Technology & Science

Arctic health officials learn from PCB mistakes

In the 1980s, when Inuit communities first heard about organic toxins like PCBs and DDT in their food, they began to fear some of their healthiest practices.

New approach focuses on choosing, not avoiding country foods

Toxins travel on air currents, condensing and revaporizing as they hop from place to place. But once they get to the Arctic, they don't revaporize. ((Emily Chung/CBC))
Toxins like mercury and PCBs (polychlorinated biphenyls) can travel long distances across the northern hemisphere on air currents. From time to time, they fall to the ground with rain or snow, but revaporize into the atmosphere when the ground heats up. In that way, they hop from place to place, said Eric Loring, senior researcher for the health and environment department for Inuit Tapiriit Kanatami.

Once they get into the Arctic, however, they don't revaporize, Loring said. "And they start building up in the environment."

As toxins move higher up in the food chain, from invertebrates to fish to marine mammals, they become more concentrated. That's a big human health concern in the Arctic, where people top the food chain, eating large predators such as seals and whales.

In the 1980s, when Inuit communities first heard about organic toxins like PCBs and DDT in their food, they began to fear some of their healthiest practices.

"People stopped eating their country foods; people stopped breastfeeding," said Loring, who has lived most of his adult life in remote northern villages and camps. "People stopped hunting, because they were scared of potentially harming their children."

The problem was that there weren't a lot of other options when it came to food. Fresh produce is scarce where poor soils and permafrost make farming difficult, and many communities have no roads connecting them to the south, making transport expensive.

Pork chops, pizza pops

Loring said country foods like seal, fish, walrus and caribou made up 80 to 90 per cent of his diet when he lived among the Inuit.

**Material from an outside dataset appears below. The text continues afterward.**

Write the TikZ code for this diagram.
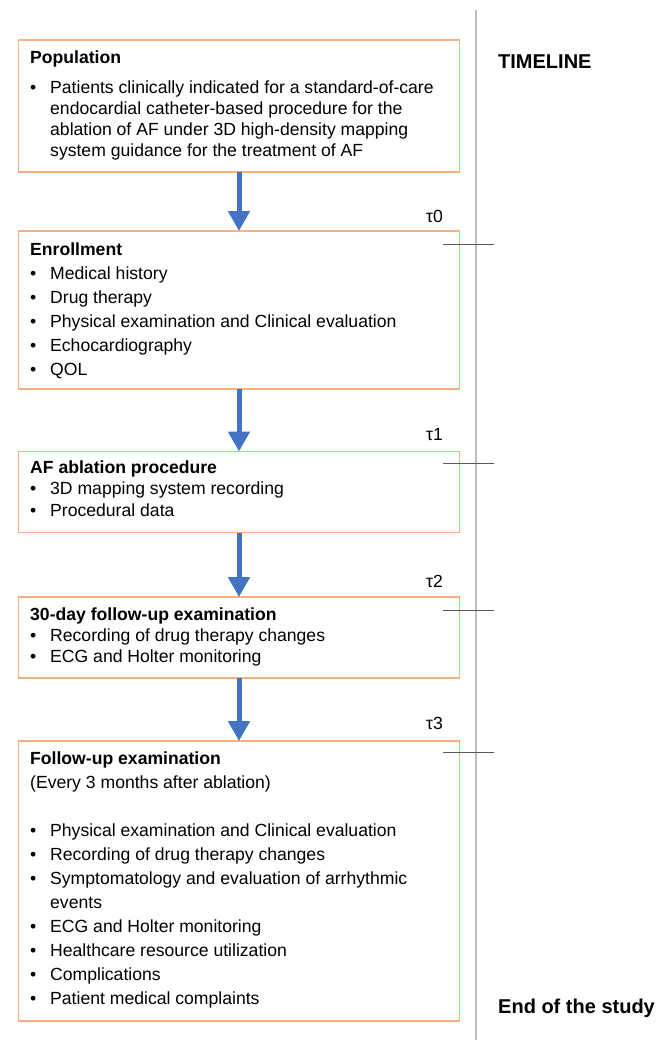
\documentclass[tikz,border=0pt]{standalone}
\usepackage{fontspec}
\setmainfont{Liberation Sans}
\usepackage{array}
\usepackage{tikz}
\usetikzlibrary{
	arrows.meta,
	positioning,
	}

\definecolor{boxorange}{HTML}{F4B183}
\definecolor{flowblue}{HTML}{4472C4}
\definecolor{tickgray}{HTML}{595959}
\definecolor{linegray}{HTML}{BFBFBF}

\newcommand{\stagetitle}[1]{\multicolumn{2}{@{}l@{}}{\textbf{#1}}}

\tikzset{
	stage/.style={draw=boxorange, line width=1.3pt, minimum width=441pt, inner sep=0pt, outer sep=0pt},
	stagetext/.style={anchor=base west, inner sep=0pt, xshift=11.5pt, yshift=-23pt,
		font=\fontsize{17.6}{24}\selectfont},
	flow/.style={draw=flowblue, line width=5pt, -{Triangle[width=21pt,length=20pt]}},
	timeline/.style={draw=linegray, line width=2pt},
	tick/.style={draw=tickgray, line width=1pt},
	tau/.style={anchor=base west, inner sep=0pt, font=\fontsize{17.6}{20}\selectfont},
	head/.style={anchor=base west, inner sep=0pt, font=\fontsize{20}{24}\selectfont\bfseries},
	}

\begin{document}
\begin{tikzpicture}[x=1pt, y=-1pt]
	\useasboundingbox (0,0) rectangle (671,1042);

	% stages
	\node[stage, anchor=north west, minimum height=132pt] (pop) at (18.5,40) {};
	\node[stage, minimum height=158pt, below=59pt of pop] (enr) {};
	\node[stage, minimum height=81pt, below=62.5pt of enr] (abl) {};
	\node[stage, minimum height=81pt, below=64.5pt of abl] (fu30) {};
	\node[stage, minimum height=280pt, below=63pt of fu30] (fu) {};

	\node[stagetext, font=\fontsize{17.6}{21}\selectfont] (popTxt) at (pop.north west) {%
		\begin{tabular}[t]{@{}p{20pt}@{}l@{}}
			\stagetitle{Population}\\[9pt]
			• & Patients clinically indicated for a standard-of-care\\
			  & endocardial catheter-based procedure for the\\
			  & ablation of AF under 3D high-density mapping\\
			  & system guidance for the treatment of AF
		\end{tabular}};
	\node[stagetext, yshift=-1pt] (enrTxt) at (enr.north west) {%
		\begin{tabular}[t]{@{}p{20pt}@{}l@{}}
			\stagetitle{Enrollment}\\
			• & Medical history\\
			• & Drug therapy\\
			• & Physical examination and Clinical evaluation\\
			• & Echocardiography\\
			• & QOL
		\end{tabular}};
	\node[stagetext, yshift=1.5pt, font=\fontsize{17.6}{21.5}\selectfont] (ablTxt) at (abl.north west) {%
		\begin{tabular}[t]{@{}p{20pt}@{}l@{}}
			\stagetitle{AF ablation procedure}\\
			• & 3D mapping system recording\\
			• & Procedural data
		\end{tabular}};
	\node[stagetext, font=\fontsize{17.6}{21}\selectfont] (fu30Txt) at (fu30.north west) {%
		\begin{tabular}[t]{@{}p{20pt}@{}l@{}}
			\stagetitle{30-day follow-up examination}\\
			• & Recording of drug therapy changes\\
			• & ECG and Holter monitoring
		\end{tabular}};
	\node[stagetext] (fuTxt) at (fu.north west) {%
		\begin{tabular}[t]{@{}p{20pt}@{}l@{}}
			\stagetitle{Follow-up examination}\\
			\multicolumn{2}{@{}l@{}}{(Every 3 months after ablation)}\\
			\\
			• & Physical examination and Clinical evaluation\\
			• & Recording of drug therapy changes\\
			• & Symptomatology and evaluation of arrhythmic\\
			  & events\\
			• & ECG and Holter monitoring\\
			• & Healthcare resource utilization\\
			• & Complications\\
			• & Patient medical complaints
		\end{tabular}};

	\draw[flow] (pop) -- (enr);
	\draw[flow] (enr) -- (abl);
	\draw[flow] (abl) -- (fu30);
	\draw[flow] (fu30) -- (fu);

	% timeline
	\coordinate (tltop) at (476,10);
	\coordinate (tlbot) at (476,1040);
	\draw[timeline] (tltop) -- (tlbot);
	\node[head] (tlhead) at (498,68) {TIMELINE};
	\node[head] (tlend) at (498,1013) {End of the study};

	\draw[tick] (443,244) -- (494,244);
	\draw[tick] (443,463.5) -- (494,463.5);
	\draw[tick] (443,610.5) -- (494,610.5);
	\draw[tick] (443,752.5) -- (494,752.5);
	\node[tau] (t0) at (426,222) {τ0};
	\node[tau] (t1) at (426,440) {τ1};
	\node[tau] (t2) at (426,587) {τ2};
	\node[tau] (t3) at (426,729) {τ3};

\end{tikzpicture}
\end{document}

"When we didn't have those options, then we would eat very bad frozen pork chops, pizza pops — stuff that was just awful for you."

Traditions surrounding food are also an important part of Inuit culture and family life, which were being threatened by concerns over toxins.

Public health officials realized they needed to change their approach.

Elena Labranche was part of a public health team that travelled through Nunavik offering pointers on how to choose country foods that minimized the risk of eating too many contaminants. The team suggested that people should make misirak — a traditional gravy of liquefied blubber — from seal fat instead of beluga fat, because it had lower levels of PCBs. They also advised which fish had lower levels of toxins.

Now, levels of PCBs and other organic toxins are declining, but public health officials are sending similar messages about mercury.

"You don't have to change your diet," Labranche said, "just change to less contaminated foods."